Source : BUSINESS_STANDARD
Last Updated: Wed, Nov 21, 2012 01:40 hrs

The Odisha government has objected to the new coal price pooling formula proposed by the Central Electricity Authority (CEA) and Coal India Ltd (CIL), saying the revised pricing mechanism is aimed at subsidising private power generators.

“If pooling of price is followed, it will ensure subsidy to those power plants, which do not have coal linkage. Private power generators will be mostly benefited at the cost of the state and the general public,” said Pradip K Jena, state energy secretary in a letter addressed to the Central power ministry.

CIL, as per a directive issued by the President of India, has been mandated to supply 80 per cent of the total amount of coal it has agreed to provide under Fuel Supply Agreement (FSA) to the power generators who set up plants between 2009 and 2015. The most of these power plants are coming up in the private sectors. But as the miner realised it can only supply 65 per cent of the agreed quantity due to age-old production techniques and other issues, it planned to import 15 per cent of the FSA quantity and pass on the extra cost to the stakeholders.

However, CIL’s earlier price pooling formula, which involved sharing of 25 per cent of imported coal cost by all power generators and 75 per cent by individual generator, received lukewarm responses.

This compelled the company to revise the formula. The revised price pooling method says, if the imported coal cost goes beyond Rs 4,500 per tonne, then the differential amount would be passed on to domestic coal prices. This has angered Odisha, the second biggest producer of coal in the country.

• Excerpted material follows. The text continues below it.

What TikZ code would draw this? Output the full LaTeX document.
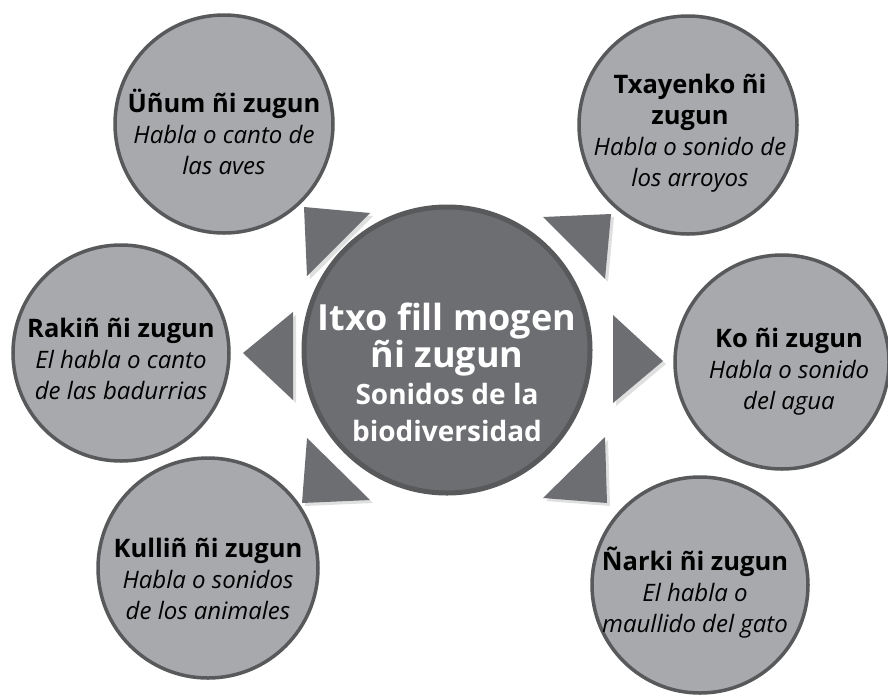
\documentclass[tikz,border=0pt]{standalone}
\usepackage{fontspec}
\setmainfont{Open Sans}
\usetikzlibrary{shadows}
\definecolor{sat}{HTML}{A7A9AC}
\definecolor{rim}{HTML}{58595B}
\definecolor{core}{HTML}{6D6E71}
\definecolor{tri}{HTML}{6D6E72}
\newcommand{\sathead}[1]{{\fontsize{25.5}{31}\selectfont\bfseries #1}}
\begin{document}
\begin{tikzpicture}[x=1pt,y=-1pt,
  satellite/.style={circle, fill=sat, draw=rim, line width=3.5pt, minimum size=#1, inner sep=0pt},
  hub/.style={circle, fill=core, draw=rim, line width=5pt, minimum size=#1, inner sep=0pt},
  pointer/.style={fill=tri, drop shadow={shadow xshift=3pt, shadow yshift=-3pt, opacity=0.25}},
  satlabel/.style={anchor=base, text width=240pt, align=flush center, inner sep=0pt, text=black,
    font=\fontsize{24}{31}\selectfont},
  hublabel/.style={anchor=base, text width=300pt, align=flush center, inner sep=0pt, text=white,
    font=\fontsize{28}{37}\selectfont}]
\useasboundingbox (0,0) rectangle (888,697);
\fill[white] (0,0) rectangle (888,697);

% satellites
\node[satellite=218pt] (A) at (224,124) {};
\node[satellite=218pt] (B) at (688,125) {};
\node[satellite=216pt] (C) at (121,353) {};
\node[satellite=214pt] (D) at (782,362) {};
\node[satellite=220pt] (E) at (208,568) {};
\node[satellite=216pt] (F) at (700,585) {};

% hub
\node[hub=286pt] (H) at (447,350) {};

% pointers
\fill[pointer] (304,207) -- (370,213) -- (307,276) -- cycle;
\fill[pointer] (543,217) -- (611,214) -- (605,279) -- cycle;
\fill[pointer] (243,353) -- (293,312) -- (293,400) -- cycle;
\fill[pointer] (613,315) -- (663,361) -- (613,403) -- cycle;
\fill[pointer] (307,438) -- (370,500) -- (302,503) -- cycle;
\fill[pointer] (605,437) -- (607,503) -- (543,498) -- cycle;

% labels
\node[satlabel] (tA) at (224,112) {\sathead{Üñum ñi zugun}\\ \itshape Habla o canto de\\ las aves};
\node[satlabel] (tB) at (690,93) {\sathead{Txayenko ñi\\ zugun}\\ \itshape Habla o sonido de\\ los arroyos};
\node[satlabel] (tC) at (121,337) {\sathead{Rakiñ ñi zugun}\\ \itshape El habla o canto\\ de las badurrias};
\node[satlabel] (tD) at (789,347) {\sathead{Ko ñi zugun}\\ \itshape Habla o sonido\\ del agua};
\node[satlabel] (tE) at (208,557) {\sathead{Kulliñ ñi zugun}\\ \itshape Habla o sonidos\\ de los animales};
\node[satlabel] (tF) at (695,570) {\sathead{Ñarki ñi zugun}\\ \itshape El habla o\\ maullido del gato};
\node[hublabel] (tH) at (447,330) {\fontsize{36}{27}\selectfont\bfseries Itxo fill mogen\\ ñi zugun\par
  \fontsize{28}{37}\selectfont Sonidos de la\\ biodiversidad\par};
\end{tikzpicture}
\end{document}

“The particular proposition of blending price of the imported coal with that of domestic coal possibly does not make any sense to those generating companies located very close to the coal mines,” Jena said.

Many government-owned power plants in Odisha use low grade coal, priced at around Rs 1,000 per tonne. If the new pooling price is adopted, the rates could go up by more than Rs 100 per tonne since international coal prices vary time to time, he added.

The Odisha energy department feared the rising coal prices would be passed on to the power consumers of all states and hence, it is not a good economic decision.

“We are of the view that the blending price of imported coal with that of domestic coal is not at all good economic justification and therefore, should not be considered,” the energy secretary said, reflecting the views of the Odisha government.